Exactly reproduce the lines that run from the one containing "Write the matplotlib code for this chart." through the one containing "t = np.linspace(0, 50, 383)", ends included, with no pictures.

** begin **

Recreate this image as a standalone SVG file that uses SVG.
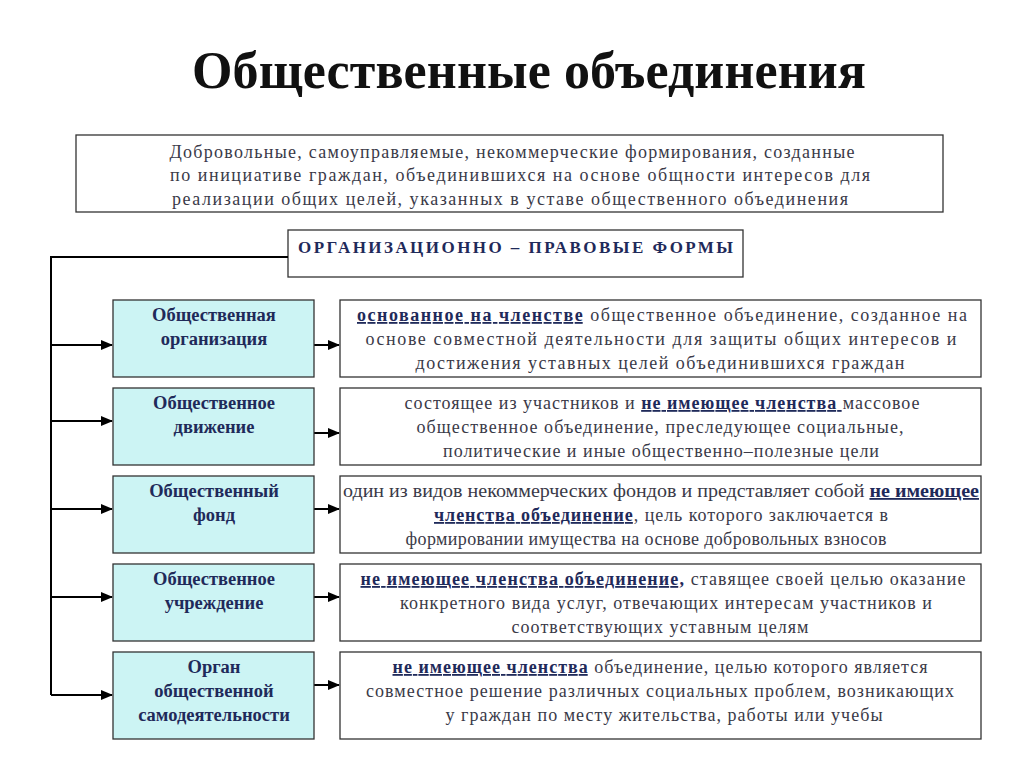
<svg xmlns="http://www.w3.org/2000/svg" width="1024" height="767" viewBox="0 0 1024 767">
<style>
text{font-family:"Liberation Serif","Times New Roman",serif}
.t{font-size:52px;font-weight:bold;fill:#111;text-anchor:middle}
.d{font-size:18px;fill:#3a3a48;text-anchor:middle}
.h{font-size:17px;font-weight:bold;fill:#1f2a5a}
.lb{fill:#ccf4f4;stroke:#333;stroke-width:1.3}
.rb{fill:#fff;stroke:#333;stroke-width:1.3}
.ln{font-size:18.5px;font-weight:bold;fill:#1f2a5a;text-anchor:middle}
.u{font-weight:bold;fill:#1f2a5a;text-decoration:underline}
.c{stroke:#000;stroke-width:2;fill:none}
</style>
<defs><marker id="a" markerWidth="12" markerHeight="10" refX="11" refY="5" orient="auto" markerUnits="userSpaceOnUse"><path d="M0,0 L12,5 L0,10 z" fill="#000"/></marker></defs>
<rect width="1024" height="767" fill="#fff"/>
<text class="t" x="529" y="88" textLength="674" lengthAdjust="spacing">Общественные объединения</text>
<g id="def"><rect class="rb" x="76" y="135" width="867" height="77"/>
<text class="d" x="512" y="158" textLength="685" lengthAdjust="spacing">Добровольные, самоуправляемые, некоммерческие формирования, созданные</text>
<text class="d" x="520" y="181" textLength="700" lengthAdjust="spacing">по инициативе граждан, объединившихся на основе общности интересов для</text>
<text class="d" x="510" y="205" textLength="676" lengthAdjust="spacing">реализации общих целей, указанных в уставе общественного объединения</text></g>
<g id="forms"><rect class="rb" x="288" y="230" width="455" height="47"/>
<text class="h" x="298" y="253" textLength="435" lengthAdjust="spacing">ОРГАНИЗАЦИОННО – ПРАВОВЫЕ  ФОРМЫ</text></g>
<g id="connectors">
<path class="c" d="M288,257 H51 V695"/>
<path class="c" d="M51,345 H112" marker-end="url(#a)"/>
<path class="c" d="M51,421 H112" marker-end="url(#a)"/>
<path class="c" d="M51,509 H112" marker-end="url(#a)"/>
<path class="c" d="M51,597 H112" marker-end="url(#a)"/>
<path class="c" d="M51,695 H112" marker-end="url(#a)"/>
<path class="c" d="M314,345 H339" marker-end="url(#a)"/>
<path class="c" d="M314,433 H339" marker-end="url(#a)"/>
<path class="c" d="M314,509 H339" marker-end="url(#a)"/>
<path class="c" d="M314,597 H339" marker-end="url(#a)"/>
<path class="c" d="M314,685 H339" marker-end="url(#a)"/>
</g>
<g id="n1"><rect class="lb" x="113" y="300" width="201" height="77"/>
<text class="ln" x="214" y="321">Общественная</text><text class="ln" x="214" y="345">организация</text></g>
<g id="r1"><rect class="rb" x="340" y="300" width="641" height="77"/>
<text class="d" x="662" y="321" textLength="610" lengthAdjust="spacing"><tspan class="u">основанное на членстве</tspan> общественное объединение, созданное на</text>
<text class="d" x="661" y="345" textLength="591" lengthAdjust="spacing">основе совместной деятельности для защиты общих интересов и</text>
<text class="d" x="660" y="369" textLength="489" lengthAdjust="spacing">достижения уставных целей объединившихся граждан</text></g>
<g id="n2"><rect class="lb" x="113" y="388" width="201" height="77"/>
<text class="ln" x="214" y="409">Общественное</text><text class="ln" x="214" y="433">движение</text></g>
<g id="r2"><rect class="rb" x="340" y="388" width="641" height="77"/>
<text class="d" x="662" y="409" textLength="515" lengthAdjust="spacing">состоящее из участников и <tspan class="u">не имеющее членства </tspan>массовое</text>
<text class="d" x="660" y="433" textLength="487" lengthAdjust="spacing">общественное объединение, преследующее социальные,</text>
<text class="d" x="661" y="457" textLength="436" lengthAdjust="spacing">политические и иные общественно–полезные цели</text></g>
<g id="n3"><rect class="lb" x="113" y="476" width="201" height="77"/>
<text class="ln" x="214" y="497">Общественный</text><text class="ln" x="214" y="521">фонд</text></g>
<g id="r3"><rect class="rb" x="340" y="476" width="641" height="77"/>
<text class="d" x="661" y="497" textLength="636" lengthAdjust="spacingAndGlyphs">один из видов некоммерческих фондов и представляет собой <tspan class="u">не имеющее</tspan></text>
<text class="d" x="661" y="521" textLength="454" lengthAdjust="spacing"><tspan class="u">членства объединение</tspan>, цель которого заключается в</text>
<text class="d" x="646" y="545" textLength="481" lengthAdjust="spacing">формировании имущества на основе добровольных взносов</text></g>
<g id="n4"><rect class="lb" x="113" y="564" width="201" height="77"/>
<text class="ln" x="214" y="585">Общественное</text><text class="ln" x="214" y="609">учреждение</text></g>
<g id="r4"><rect class="rb" x="340" y="564" width="641" height="77"/>
<text class="d" x="663" y="585" textLength="605" lengthAdjust="spacing"><tspan class="u">не имеющее членства объединение,</tspan>  ставящее своей целью оказание</text>
<text class="d" x="666" y="609" textLength="532" lengthAdjust="spacing">конкретного вида услуг, отвечающих интересам участников и</text>
<text class="d" x="660" y="633" textLength="297" lengthAdjust="spacing">соответствующих уставным целям</text></g>
<g id="n5"><rect class="lb" x="113" y="652" width="201" height="87"/>
<text class="ln" x="214" y="673">Орган</text><text class="ln" x="214" y="697">общественной</text><text class="ln" x="214" y="721">самодеятельности</text></g>
<g id="r5"><rect class="rb" x="340" y="652" width="641" height="87"/>
<text class="d" x="660" y="673" textLength="535" lengthAdjust="spacing"><tspan class="u">не имеющее членства</tspan> объединение, целью которого является</text>
<text class="d" x="660" y="697" textLength="588" lengthAdjust="spacing">совместное решение различных социальных проблем, возникающих</text>
<text class="d" x="664" y="721" textLength="437" lengthAdjust="spacing">у граждан по месту жительства, работы или учебы</text></g>
</svg>
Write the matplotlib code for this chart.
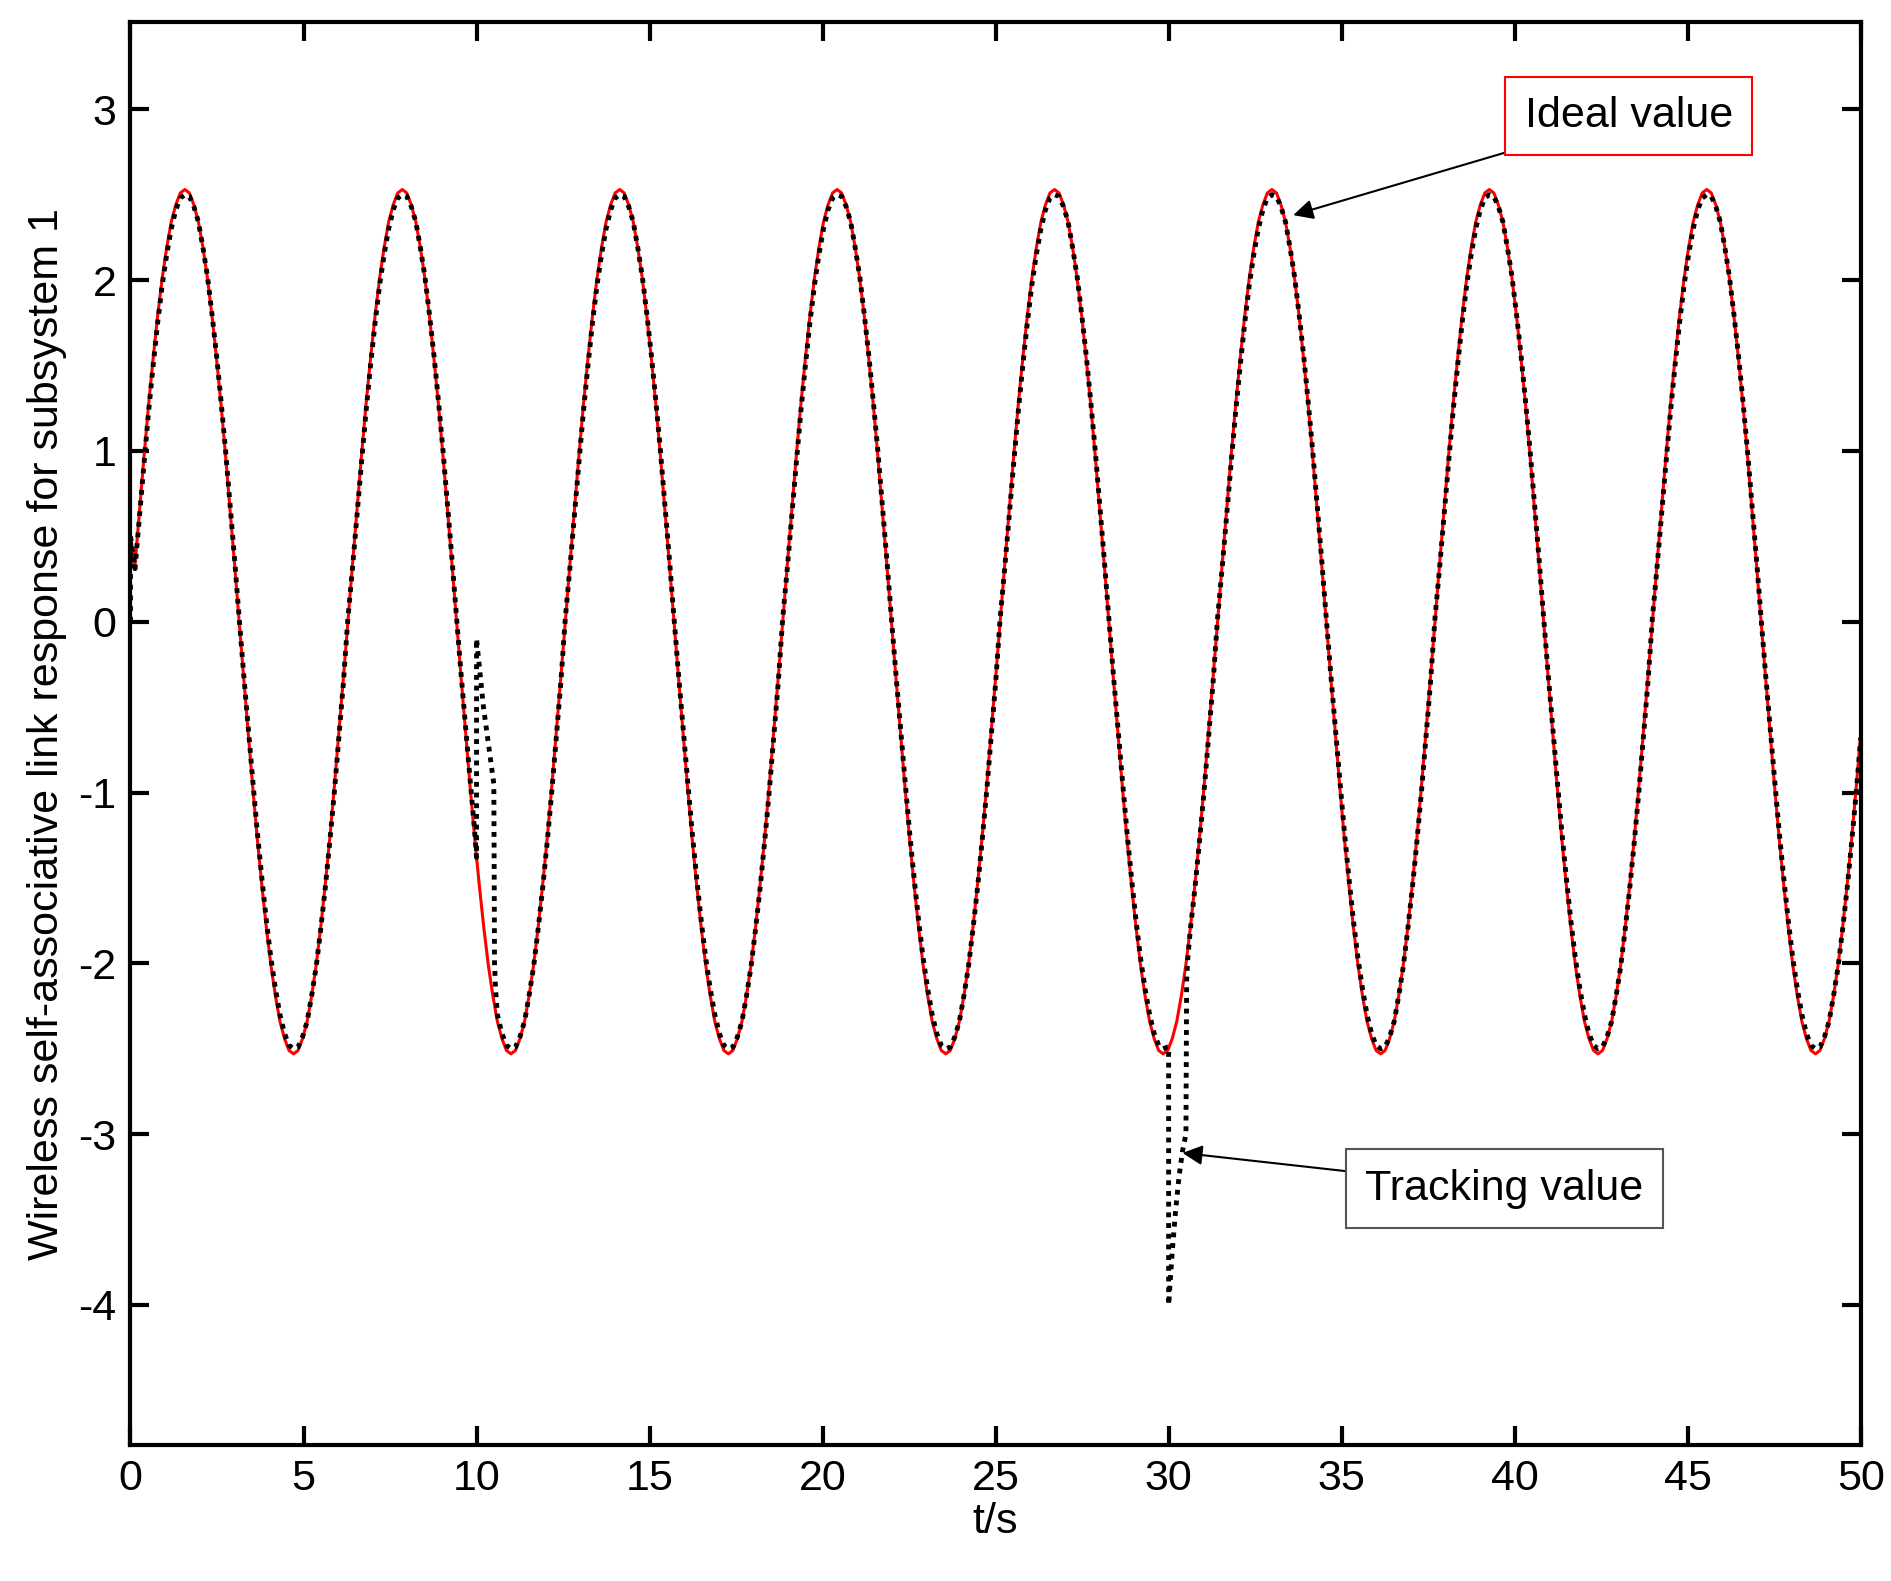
import numpy as np
import matplotlib.pyplot as plt

plt.rcParams['font.family'] = ['Liberation Sans', 'DejaVu Sans']
plt.rcParams['axes.unicode_minus'] = False

# time grid (s), 48 samples per period of the wave
t = np.linspace(0, 50, 383)

# one period of the ideal value (it repeats unchanged)
ideal_period = [0, 0.33, 0.65, 0.97, 1.27, 1.54, 1.79, 2.01, 2.19, 2.34, 2.44, 2.51,
                2.53, 2.51, 2.44, 2.34, 2.19, 2.01, 1.79, 1.54, 1.27, 0.97, 0.65, 0.33,
                0, -0.33, -0.65, -0.97, -1.27, -1.54, -1.79, -2.01, -2.19, -2.34, -2.44, -2.51,
                -2.53, -2.51, -2.44, -2.34, -2.19, -2.01, -1.79, -1.54, -1.27, -0.97, -0.65, -0.33]
# one period of the tracking value (black dots, slightly inside the red)
track_period = [0.02, 0.31, 0.62, 0.93, 1.23, 1.50, 1.75, 1.97, 2.15, 2.30, 2.41, 2.48,
                2.50, 2.49, 2.43, 2.34, 2.19, 2.02, 1.80, 1.56, 1.29, 1.00, 0.68, 0.36,
                0.02, -0.31, -0.62, -0.93, -1.23, -1.50, -1.75, -1.97, -2.15, -2.30, -2.41, -2.48,
                -2.50, -2.49, -2.43, -2.34, -2.19, -2.02, -1.80, -1.56, -1.29, -1.00, -0.68, -0.36]
n_periods = 8
ideal_start = 0.5

# disturbances in the tracking response
start_t = [0.0, 0.0]
start_y = [0.0, 0.5]
dist1_t = [10.0, 10.0, 10.1, 10.2, 10.3, 10.4, 10.5, 10.52, 10.55]
dist1_y = [-1.38, -0.1, -0.3, -0.5, -0.65, -0.8, -0.95, -2.0, -2.15]
dist2_t = [30.0, 30.0, 30.1, 30.2, 30.3, 30.4, 30.5, 30.52, 30.55]
dist2_y = [-2.49, -4.0, -3.7, -3.45, -3.25, -3.1, -3.0, -2.1, -1.98]

ideal = np.tile(ideal_period, n_periods)[:len(t)]
ideal[0] = ideal_start
tracking = np.tile(track_period, n_periods)[:len(t)]

m1 = t < 10.0
m2 = (t > 10.55) & (t < 30.0)
m3 = t > 30.55
track_t = np.concatenate([start_t, t[m1][1:], dist1_t, t[m2], dist2_t, t[m3]])
track_y = np.concatenate([start_y, tracking[m1][1:], dist1_y, tracking[m2], dist2_y, tracking[m3]])

fig = plt.figure(figsize=(18.91, 15.81), dpi=100)
ax = fig.add_axes([0.069, 0.086, 0.915, 0.9])
ax.plot(t, ideal, color='red', lw=2.2, zorder=2)
ax.plot(track_t, track_y, color='black', ls=(0, (1, 1.2)), lw=3.5, zorder=3)

ax.set_xlim(0, 50)
ax.set_ylim(-4.82, 3.51)
ax.set_xticks(np.arange(0, 51, 5))
ax.set_yticks(np.arange(-4, 4, 1))
ax.tick_params(direction='in', length=14, width=3, labelsize=31, top=True, right=True, pad=10)
for s in ax.spines.values():
    s.set_linewidth(3)
ax.set_xlabel('t/s', fontsize=31, labelpad=2)
ax.set_ylabel('Wireless self-associative link response for subsystem 1', fontsize=31, labelpad=8)

ax.annotate('Ideal value', xy=(33.6, 2.38), xytext=(43.3, 2.96), fontsize=31,
            ha='center', va='center',
            bbox=dict(boxstyle='square,pad=0.45', fc='white', ec='red', lw=1.5),
            arrowprops=dict(arrowstyle='-|>', color='black', lw=1.5, mutation_scale=30,
                            shrinkA=0, shrinkB=0))
ax.annotate('Tracking value', xy=(30.4, -3.11), xytext=(39.7, -3.32), fontsize=31,
            ha='center', va='center',
            bbox=dict(boxstyle='square,pad=0.45', fc='white', ec='#555555', lw=1.5),
            arrowprops=dict(arrowstyle='-|>', color='black', lw=1.5, mutation_scale=30,
                            shrinkA=0, shrinkB=0))

fig.savefig('out.png', dpi=100)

** end **

RESPONSE TO THE TASK:
Write the matplotlib code for this chart.
import numpy as np
import matplotlib.pyplot as plt

plt.rcParams['font.family'] = ['Liberation Sans', 'DejaVu Sans']
plt.rcParams['axes.unicode_minus'] = False

# time grid (s), 48 samples per period of the wave
t = np.linspace(0, 50, 383)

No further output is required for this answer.